=== DATA SECTION ===
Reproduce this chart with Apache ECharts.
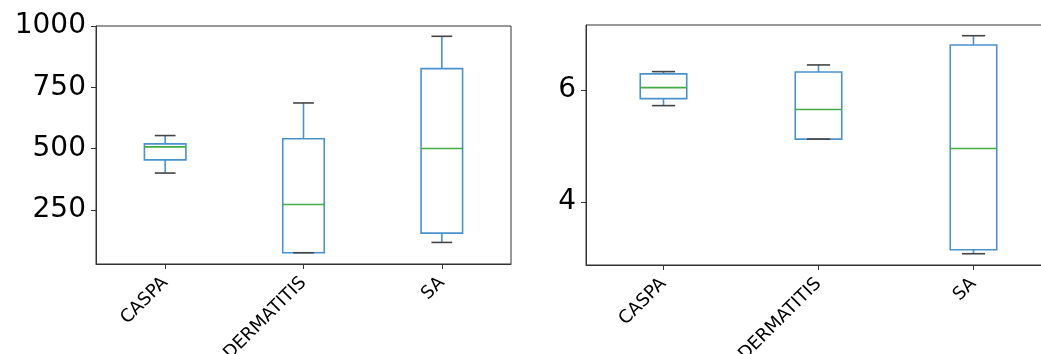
<!DOCTYPE html>
<html>
<head>
<meta charset="utf-8">
<script src="https://cdn.jsdelivr.net/npm/echarts@6/dist/echarts.min.js"></script>
<style>
html,body{margin:0;padding:0;background:#fff;}
#chart{width:1041px;height:354px;}
</style>
</head>
<body>
<div id="chart"></div>
<script>
const categories = ['CASPA', 'DERMATITIS', 'SA'];

// Left panel: [min whisker, Q1, median, Q3, max whisker]
const leftLow    = [400, 75, 117];
const leftQ1     = [454, 75, 155];
const leftMedian = [507, 272, 500];
const leftQ3     = [519, 540, 826];
const leftHigh   = [553, 686, 958];
const leftTicks  = [250, 500, 750, 1000];

// Right panel
const rightLow    = [5.72, 5.123, 3.08];
const rightQ1     = [5.845, 5.123, 3.151];
const rightMedian = [6.041, 5.65, 4.956];
const rightQ3     = [6.285, 6.32, 6.80];
const rightHigh   = [6.326, 6.445, 6.966];
const rightTicks  = [4, 6];

const BOX = '#4a92cc', MED = '#42ab42', CAP = '#444444', SPINE = '#333333';
const FONT = 'DejaVu Sans';

function rows(lo, q1, md, q3, hi) {
  return categories.map((c, i) => [i, lo[i], q1[i], md[i], q3[i], hi[i]]);
}

function renderBox(params, api) {
  const idx = api.value(0);
  const band = api.size([1, 0])[0];
  const bw = band * 0.3;
  const cw = bw * 0.5;
  const pLo = api.coord([idx, api.value(1)]);
  const pQ1 = api.coord([idx, api.value(2)]);
  const pMd = api.coord([idx, api.value(3)]);
  const pQ3 = api.coord([idx, api.value(4)]);
  const pHi = api.coord([idx, api.value(5)]);
  const x = pMd[0];
  const ls = {stroke: BOX, lineWidth: 1.6, fill: null};
  return {
    type: 'group',
    children: [
      {type: 'line', shape: {x1: x, y1: pQ1[1], x2: x, y2: pLo[1]}, style: ls},
      {type: 'line', shape: {x1: x, y1: pQ3[1], x2: x, y2: pHi[1]}, style: ls},
      {type: 'rect', shape: {x: x - bw / 2, y: pQ3[1], width: bw, height: pQ1[1] - pQ3[1]}, style: {stroke: BOX, lineWidth: 1.6, fill: 'rgba(0,0,0,0)'}},
      {type: 'line', shape: {x1: x - cw / 2, y1: pLo[1], x2: x + cw / 2, y2: pLo[1]}, style: {stroke: CAP, lineWidth: 1.6}},
      {type: 'line', shape: {x1: x - cw / 2, y1: pHi[1], x2: x + cw / 2, y2: pHi[1]}, style: {stroke: CAP, lineWidth: 1.6}},
      {type: 'line', shape: {x1: x - bw / 2, y1: pMd[1], x2: x + bw / 2, y2: pMd[1]}, style: {stroke: MED, lineWidth: 1.6}}
    ]
  };
}

function xAxis(gridIndex) {
  return {
    type: 'category', gridIndex, data: categories, boundaryGap: true,
    axisLine: {show: true, lineStyle: {color: SPINE, width: 1}},
    axisTick: {show: true, alignWithLabel: true, length: 5, lineStyle: {color: SPINE}},
    axisLabel: {rotate: 45, interval: 0, fontFamily: FONT, fontSize: 18, color: '#000', margin: 16},
    splitLine: {show: false}
  };
}
function yAxis(gridIndex, min, max, ticks) {
  return {
    type: 'value', gridIndex, min, max,
    axisLine: {show: true, lineStyle: {color: SPINE, width: 1}},
    axisTick: {show: true, length: 5, lineStyle: {color: SPINE}, customValues: ticks},
    axisLabel: {fontFamily: FONT, fontSize: 28, color: '#000', margin: 10, customValues: ticks,
                formatter: v => String(v)},
    splitLine: {show: false}
  };
}

const chart = echarts.init(document.getElementById('chart'));
chart.setOption({
  animation: false,
  backgroundColor: '#fff',
  grid: [
    {left: 96, right: 530, top: 26, bottom: 90, containLabel: false, outerBoundsMode: 'none',
     show: true, borderColor: SPINE, borderWidth: 1, backgroundColor: 'transparent'},
    {left: 586, right: -10, top: 25, bottom: 89, containLabel: false, outerBoundsMode: 'none',
     show: true, borderColor: SPINE, borderWidth: 1, backgroundColor: 'transparent'}
  ],
  xAxis: [xAxis(0), xAxis(1)],
  yAxis: [yAxis(0, 29, 1000, leftTicks), yAxis(1, 2.879, 7.157, rightTicks)],
  series: [
    {type: 'custom', xAxisIndex: 0, yAxisIndex: 0, renderItem: renderBox,
     encode: {x: 0, y: [1, 2, 3, 4, 5]}, data: rows(leftLow, leftQ1, leftMedian, leftQ3, leftHigh)},
    {type: 'custom', xAxisIndex: 1, yAxisIndex: 1, renderItem: renderBox,
     encode: {x: 0, y: [1, 2, 3, 4, 5]}, data: rows(rightLow, rightQ1, rightMedian, rightQ3, rightHigh)}
  ]
});
</script>
</body>
</html>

=== GOAL ===
Are you able to set down all the lines above exactly, without any pictures?

=== SOLUTION TO THE PROBLEM ===
Reproduce this chart with Apache ECharts.
<!DOCTYPE html>
<html>
<head>
<meta charset="utf-8">
<script src="https://cdn.jsdelivr.net/npm/echarts@6/dist/echarts.min.js"></script>
<style>
html,body{margin:0;padding:0;background:#fff;}
#chart{width:1041px;height:354px;}
</style>
</head>
<body>
<div id="chart"></div>
<script>
const categories = ['CASPA', 'DERMATITIS', 'SA'];

// Left panel: [min whisker, Q1, median, Q3, max whisker]
const leftLow    = [400, 75, 117];
const leftQ1     = [454, 75, 155];
const leftMedian = [507, 272, 500];
const leftQ3     = [519, 540, 826];
const leftHigh   = [553, 686, 958];
const leftTicks  = [250, 500, 750, 1000];

// Right panel
const rightLow    = [5.72, 5.123, 3.08];
const rightQ1     = [5.845, 5.123, 3.151];
const rightMedian = [6.041, 5.65, 4.956];
const rightQ3     = [6.285, 6.32, 6.80];
const rightHigh   = [6.326, 6.445, 6.966];
const rightTicks  = [4, 6];

const BOX = '#4a92cc', MED = '#42ab42', CAP = '#444444', SPINE = '#333333';
const FONT = 'DejaVu Sans';

function rows(lo, q1, md, q3, hi) {
  return categories.map((c, i) => [i, lo[i], q1[i], md[i], q3[i], hi[i]]);
}

function renderBox(params, api) {
  const idx = api.value(0);
  const band = api.size([1, 0])[0];
  const bw = band * 0.3;
  const cw = bw * 0.5;
  const pLo = api.coord([idx, api.value(1)]);
  const pQ1 = api.coord([idx, api.value(2)]);
  const pMd = api.coord([idx, api.value(3)]);
  const pQ3 = api.coord([idx, api.value(4)]);
  const pHi = api.coord([idx, api.value(5)]);
  const x = pMd[0];
  const ls = {stroke: BOX, lineWidth: 1.6, fill: null};
  return {
    type: 'group',
    children: [
      {type: 'line', shape: {x1: x, y1: pQ1[1], x2: x, y2: pLo[1]}, style: ls},
      {type: 'line', shape: {x1: x, y1: pQ3[1], x2: x, y2: pHi[1]}, style: ls},
      {type: 'rect', shape: {x: x - bw / 2, y: pQ3[1], width: bw, height: pQ1[1] - pQ3[1]}, style: {stroke: BOX, lineWidth: 1.6, fill: 'rgba(0,0,0,0)'}},
      {type: 'line', shape: {x1: x - cw / 2, y1: pLo[1], x2: x + cw / 2, y2: pLo[1]}, style: {stroke: CAP, lineWidth: 1.6}},
      {type: 'line', shape: {x1: x - cw / 2, y1: pHi[1], x2: x + cw / 2, y2: pHi[1]}, style: {stroke: CAP, lineWidth: 1.6}},
      {type: 'line', shape: {x1: x - bw / 2, y1: pMd[1], x2: x + bw / 2, y2: pMd[1]}, style: {stroke: MED, lineWidth: 1.6}}
    ]
  };
}

function xAxis(gridIndex) {
  return {
    type: 'category', gridIndex, data: categories, boundaryGap: true,
    axisLine: {show: true, lineStyle: {color: SPINE, width: 1}},
    axisTick: {show: true, alignWithLabel: true, length: 5, lineStyle: {color: SPINE}},
    axisLabel: {rotate: 45, interval: 0, fontFamily: FONT, fontSize: 18, color: '#000', margin: 16},
    splitLine: {show: false}
  };
}
function yAxis(gridIndex, min, max, ticks) {
  return {
    type: 'value', gridIndex, min, max,
    axisLine: {show: true, lineStyle: {color: SPINE, width: 1}},
    axisTick: {show: true, length: 5, lineStyle: {color: SPINE}, customValues: ticks},
    axisLabel: {fontFamily: FONT, fontSize: 28, color: '#000', margin: 10, customValues: ticks,
                formatter: v => String(v)},
    splitLine: {show: false}
  };
}

const chart = echarts.init(document.getElementById('chart'));
chart.setOption({
  animation: false,
  backgroundColor: '#fff',
  grid: [
    {left: 96, right: 530, top: 26, bottom: 90, containLabel: false, outerBoundsMode: 'none',
     show: true, borderColor: SPINE, borderWidth: 1, backgroundColor: 'transparent'},
    {left: 586, right: -10, top: 25, bottom: 89, containLabel: false, outerBoundsMode: 'none',
     show: true, borderColor: SPINE, borderWidth: 1, backgroundColor: 'transparent'}
  ],
  xAxis: [xAxis(0), xAxis(1)],
  yAxis: [yAxis(0, 29, 1000, leftTicks), yAxis(1, 2.879, 7.157, rightTicks)],
  series: [
    {type: 'custom', xAxisIndex: 0, yAxisIndex: 0, renderItem: renderBox,
     encode: {x: 0, y: [1, 2, 3, 4, 5]}, data: rows(leftLow, leftQ1, leftMedian, leftQ3, leftHigh)},
    {type: 'custom', xAxisIndex: 1, yAxisIndex: 1, renderItem: renderBox,
     encode: {x: 0, y: [1, 2, 3, 4, 5]}, data: rows(rightLow, rightQ1, rightMedian, rightQ3, rightHigh)}
  ]
});
</script>
</body>
</html>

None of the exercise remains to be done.